Robinson's essential argument against the Church that seeks to exclude him, as a gay bishop in a stable same-sex relationship, is that Anglicanism has constantly changed its views over history. In the past it defended slavery; now it is wholeheartedly ashamed of what it once defended. In the past it outlawed divorce; now it rightly embraces those who seek a second marriage. In the past it disallowed women from the priesthood; now it welcomes them, though not yet fully or warmly enough. In time, there will be shame too about the exclusion of open gays and lesbians from the ministry. I may not live to see it, the Bishop of New Hampshire said (echoes of Martin Luther King) but it will happen. It was impossible - and improper - to disagree with him. In a way, he is a historic figure. Hard not to admire.

Those are not words that come naturally after listening to Hitchens. He was, of course, in many ways brilliant, in most ways unanswerable and in the best sense, a wholly compelling act. He is also, in the big sense, absolutely right in a way that, to me, a Christian bishop is absolutely wrong. You simply cannot believe in virgins having babies, dead men coming back to life and human beings spending 98,000 years on the planet before some supreme being decides that a human sacrifice is needed to get the species back on track. These things are literally unbelievable.

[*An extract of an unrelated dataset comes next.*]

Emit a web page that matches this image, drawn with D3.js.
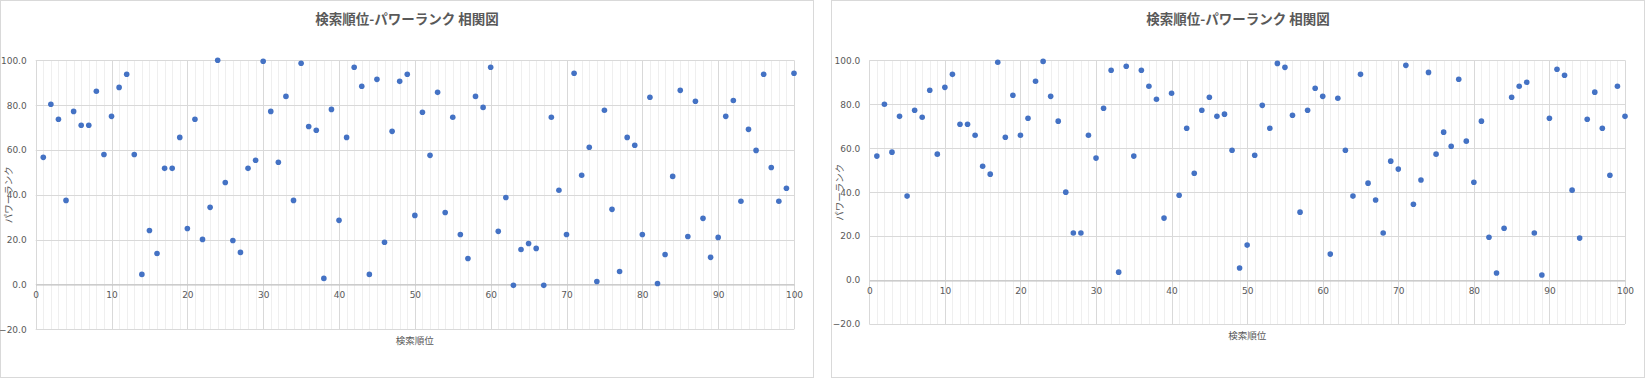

Yet Hitchens, like Richard Dawkins, has absolutely no knack of persuading those he lambasts. Just like Dawkins at Hay last year, he may be right, but he comes over as deliberately arrogant and sometimes childishly offensive. He makes his supporters cheer, but he has no intelligent ability to persuade the doubter. He makes his audience laugh, but he can also be a bully. He is rude to those who doubt him. He is combative to those he thinks have insulted him - though in at least one case he clearly misunderstood the question he was being asked - though he has no qualms about insulting them. I agree with Hitchens (and indeed with Bishop Robinson) that conflict is necessary and productive and must not be shirked. Yet having listened to their two utterly different world views, I felt, as the authors of 1066 and All That did about the English civil war, that one side is wrong but romantic, while the other is right but (sometimes) repulsive.